>>>
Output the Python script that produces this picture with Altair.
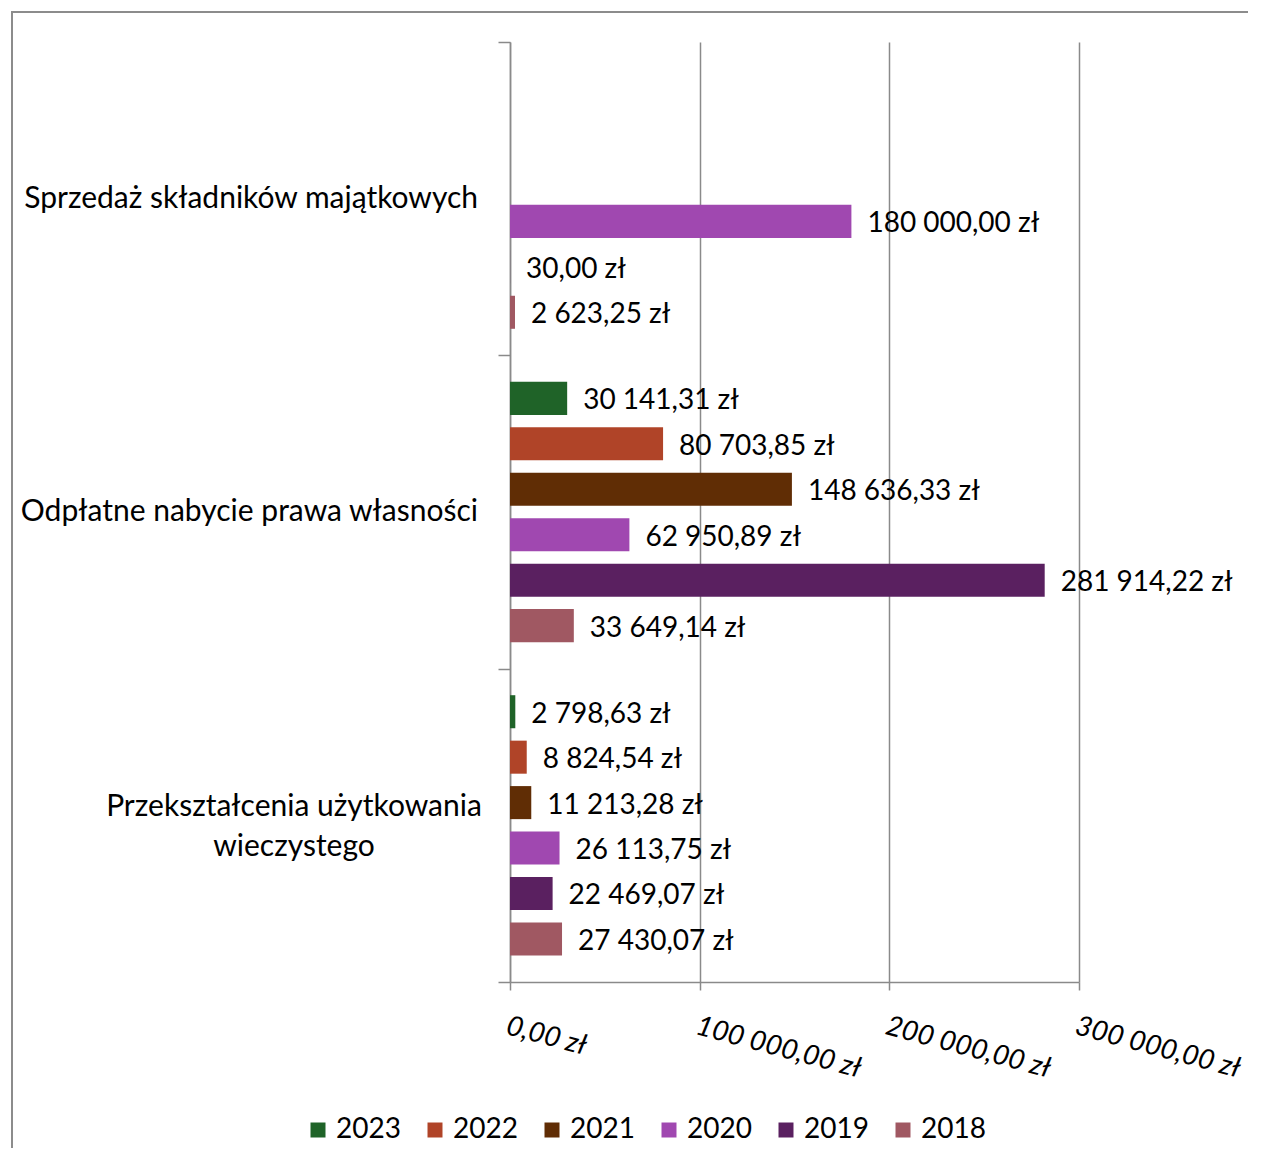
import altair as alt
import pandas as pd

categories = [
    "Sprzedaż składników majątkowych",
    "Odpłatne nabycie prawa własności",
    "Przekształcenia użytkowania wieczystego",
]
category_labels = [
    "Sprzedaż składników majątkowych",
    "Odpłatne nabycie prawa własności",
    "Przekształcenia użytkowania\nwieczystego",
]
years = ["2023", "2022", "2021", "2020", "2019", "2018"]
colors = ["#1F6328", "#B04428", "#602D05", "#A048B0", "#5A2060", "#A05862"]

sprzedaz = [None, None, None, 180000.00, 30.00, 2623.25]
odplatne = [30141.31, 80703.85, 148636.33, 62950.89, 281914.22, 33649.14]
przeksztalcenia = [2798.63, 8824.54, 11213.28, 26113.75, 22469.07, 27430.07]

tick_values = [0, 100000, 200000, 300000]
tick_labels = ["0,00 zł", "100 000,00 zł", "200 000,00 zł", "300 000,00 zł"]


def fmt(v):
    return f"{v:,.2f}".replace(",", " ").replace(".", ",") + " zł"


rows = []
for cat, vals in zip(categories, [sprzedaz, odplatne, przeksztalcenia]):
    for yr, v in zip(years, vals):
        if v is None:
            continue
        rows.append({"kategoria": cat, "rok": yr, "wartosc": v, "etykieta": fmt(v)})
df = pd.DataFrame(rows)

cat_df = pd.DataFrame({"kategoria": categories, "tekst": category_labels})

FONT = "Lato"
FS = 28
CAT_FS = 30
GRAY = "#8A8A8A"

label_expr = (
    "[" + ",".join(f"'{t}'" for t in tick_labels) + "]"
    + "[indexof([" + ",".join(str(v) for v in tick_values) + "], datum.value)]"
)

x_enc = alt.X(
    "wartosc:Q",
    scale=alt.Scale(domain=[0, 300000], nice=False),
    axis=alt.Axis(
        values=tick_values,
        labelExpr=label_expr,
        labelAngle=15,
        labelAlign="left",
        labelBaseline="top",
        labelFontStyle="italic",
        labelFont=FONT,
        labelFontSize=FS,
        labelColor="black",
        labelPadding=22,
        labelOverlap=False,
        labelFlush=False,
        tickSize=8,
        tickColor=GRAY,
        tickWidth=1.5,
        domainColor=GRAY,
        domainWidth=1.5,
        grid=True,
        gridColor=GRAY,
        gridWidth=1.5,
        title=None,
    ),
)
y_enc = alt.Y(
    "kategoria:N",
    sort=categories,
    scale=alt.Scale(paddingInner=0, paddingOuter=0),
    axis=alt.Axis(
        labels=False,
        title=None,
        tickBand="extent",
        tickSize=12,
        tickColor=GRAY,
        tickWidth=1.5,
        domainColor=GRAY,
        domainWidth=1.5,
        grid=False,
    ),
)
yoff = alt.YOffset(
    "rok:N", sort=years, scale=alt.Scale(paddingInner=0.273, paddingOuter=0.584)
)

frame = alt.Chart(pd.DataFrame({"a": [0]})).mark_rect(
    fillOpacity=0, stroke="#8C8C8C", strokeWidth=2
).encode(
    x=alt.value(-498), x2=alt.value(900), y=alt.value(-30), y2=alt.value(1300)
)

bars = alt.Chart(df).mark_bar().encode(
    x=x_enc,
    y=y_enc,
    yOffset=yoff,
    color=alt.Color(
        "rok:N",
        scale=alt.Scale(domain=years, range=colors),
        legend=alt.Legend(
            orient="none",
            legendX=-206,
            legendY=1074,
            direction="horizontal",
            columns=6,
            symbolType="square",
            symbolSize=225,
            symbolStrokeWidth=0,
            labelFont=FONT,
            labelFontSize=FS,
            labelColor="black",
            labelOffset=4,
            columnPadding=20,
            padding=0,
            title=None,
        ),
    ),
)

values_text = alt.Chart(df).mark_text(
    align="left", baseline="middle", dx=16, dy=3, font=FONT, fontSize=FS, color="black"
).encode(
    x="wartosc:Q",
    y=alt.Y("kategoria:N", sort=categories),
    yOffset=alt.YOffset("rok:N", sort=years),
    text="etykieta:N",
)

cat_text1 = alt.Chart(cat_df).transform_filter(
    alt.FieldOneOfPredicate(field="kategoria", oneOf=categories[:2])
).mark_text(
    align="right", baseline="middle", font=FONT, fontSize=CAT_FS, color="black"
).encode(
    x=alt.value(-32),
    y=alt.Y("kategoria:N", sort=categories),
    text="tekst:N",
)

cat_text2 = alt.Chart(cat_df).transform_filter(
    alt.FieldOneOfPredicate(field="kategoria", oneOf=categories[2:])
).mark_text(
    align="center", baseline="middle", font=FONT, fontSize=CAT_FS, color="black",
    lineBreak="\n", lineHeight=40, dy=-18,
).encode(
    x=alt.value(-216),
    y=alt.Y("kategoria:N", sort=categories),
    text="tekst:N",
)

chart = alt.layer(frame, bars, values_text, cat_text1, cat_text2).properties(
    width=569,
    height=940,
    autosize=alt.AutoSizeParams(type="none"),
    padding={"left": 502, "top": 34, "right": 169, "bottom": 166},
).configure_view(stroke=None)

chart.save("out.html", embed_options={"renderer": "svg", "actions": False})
<<<
* JOB:
Reproduce every line above as written, skipping pictures.

* OUTPUT:
Output the Python script that produces this picture with Altair.
import altair as alt
import pandas as pd

categories = [
    "Sprzedaż składników majątkowych",
    "Odpłatne nabycie prawa własności",
    "Przekształcenia użytkowania wieczystego",
]
category_labels = [
    "Sprzedaż składników majątkowych",
    "Odpłatne nabycie prawa własności",
    "Przekształcenia użytkowania\nwieczystego",
]
years = ["2023", "2022", "2021", "2020", "2019", "2018"]
colors = ["#1F6328", "#B04428", "#602D05", "#A048B0", "#5A2060", "#A05862"]

sprzedaz = [None, None, None, 180000.00, 30.00, 2623.25]
odplatne = [30141.31, 80703.85, 148636.33, 62950.89, 281914.22, 33649.14]
przeksztalcenia = [2798.63, 8824.54, 11213.28, 26113.75, 22469.07, 27430.07]

tick_values = [0, 100000, 200000, 300000]
tick_labels = ["0,00 zł", "100 000,00 zł", "200 000,00 zł", "300 000,00 zł"]


def fmt(v):
    return f"{v:,.2f}".replace(",", " ").replace(".", ",") + " zł"


rows = []
for cat, vals in zip(categories, [sprzedaz, odplatne, przeksztalcenia]):
    for yr, v in zip(years, vals):
        if v is None:
            continue
        rows.append({"kategoria": cat, "rok": yr, "wartosc": v, "etykieta": fmt(v)})
df = pd.DataFrame(rows)

cat_df = pd.DataFrame({"kategoria": categories, "tekst": category_labels})

FONT = "Lato"
FS = 28
CAT_FS = 30
GRAY = "#8A8A8A"

label_expr = (
    "[" + ",".join(f"'{t}'" for t in tick_labels) + "]"
    + "[indexof([" + ",".join(str(v) for v in tick_values) + "], datum.value)]"
)

x_enc = alt.X(
    "wartosc:Q",
    scale=alt.Scale(domain=[0, 300000], nice=False),
    axis=alt.Axis(
        values=tick_values,
        labelExpr=label_expr,
        labelAngle=15,
        labelAlign="left",
        labelBaseline="top",
        labelFontStyle="italic",
        labelFont=FONT,
        labelFontSize=FS,
        labelColor="black",
        labelPadding=22,
        labelOverlap=False,
        labelFlush=False,
        tickSize=8,
        tickColor=GRAY,
        tickWidth=1.5,
        domainColor=GRAY,
        domainWidth=1.5,
        grid=True,
        gridColor=GRAY,
        gridWidth=1.5,
        title=None,
    ),
)
y_enc = alt.Y(
    "kategoria:N",
    sort=categories,
    scale=alt.Scale(paddingInner=0, paddingOuter=0),
    axis=alt.Axis(
        labels=False,
        title=None,
        tickBand="extent",
        tickSize=12,
        tickColor=GRAY,
        tickWidth=1.5,
        domainColor=GRAY,
        domainWidth=1.5,
        grid=False,
    ),
)
yoff = alt.YOffset(
    "rok:N", sort=years, scale=alt.Scale(paddingInner=0.273, paddingOuter=0.584)
)

frame = alt.Chart(pd.DataFrame({"a": [0]})).mark_rect(
    fillOpacity=0, stroke="#8C8C8C", strokeWidth=2
).encode(
    x=alt.value(-498), x2=alt.value(900), y=alt.value(-30), y2=alt.value(1300)
)

bars = alt.Chart(df).mark_bar().encode(
    x=x_enc,
    y=y_enc,
    yOffset=yoff,
    color=alt.Color(
        "rok:N",
        scale=alt.Scale(domain=years, range=colors),
        legend=alt.Legend(
            orient="none",
            legendX=-206,
            legendY=1074,
            direction="horizontal",
            columns=6,
            symbolType="square",
            symbolSize=225,
            symbolStrokeWidth=0,
            labelFont=FONT,
            labelFontSize=FS,
            labelColor="black",
            labelOffset=4,
            columnPadding=20,
            padding=0,
            title=None,
        ),
    ),
)

values_text = alt.Chart(df).mark_text(
    align="left", baseline="middle", dx=16, dy=3, font=FONT, fontSize=FS, color="black"
).encode(
    x="wartosc:Q",
    y=alt.Y("kategoria:N", sort=categories),
    yOffset=alt.YOffset("rok:N", sort=years),
    text="etykieta:N",
)

cat_text1 = alt.Chart(cat_df).transform_filter(
    alt.FieldOneOfPredicate(field="kategoria", oneOf=categories[:2])
).mark_text(
    align="right", baseline="middle", font=FONT, fontSize=CAT_FS, color="black"
).encode(
    x=alt.value(-32),
    y=alt.Y("kategoria:N", sort=categories),
    text="tekst:N",
)

cat_text2 = alt.Chart(cat_df).transform_filter(
    alt.FieldOneOfPredicate(field="kategoria", oneOf=categories[2:])
).mark_text(
    align="center", baseline="middle", font=FONT, fontSize=CAT_FS, color="black",
    lineBreak="\n", lineHeight=40, dy=-18,
).encode(
    x=alt.value(-216),
    y=alt.Y("kategoria:N", sort=categories),
    text="tekst:N",
)

chart = alt.layer(frame, bars, values_text, cat_text1, cat_text2).properties(
    width=569,
    height=940,
    autosize=alt.AutoSizeParams(type="none"),
    padding={"left": 502, "top": 34, "right": 169, "bottom": 166},
).configure_view(stroke=None)

chart.save("out.html", embed_options={"renderer": "svg", "actions": False})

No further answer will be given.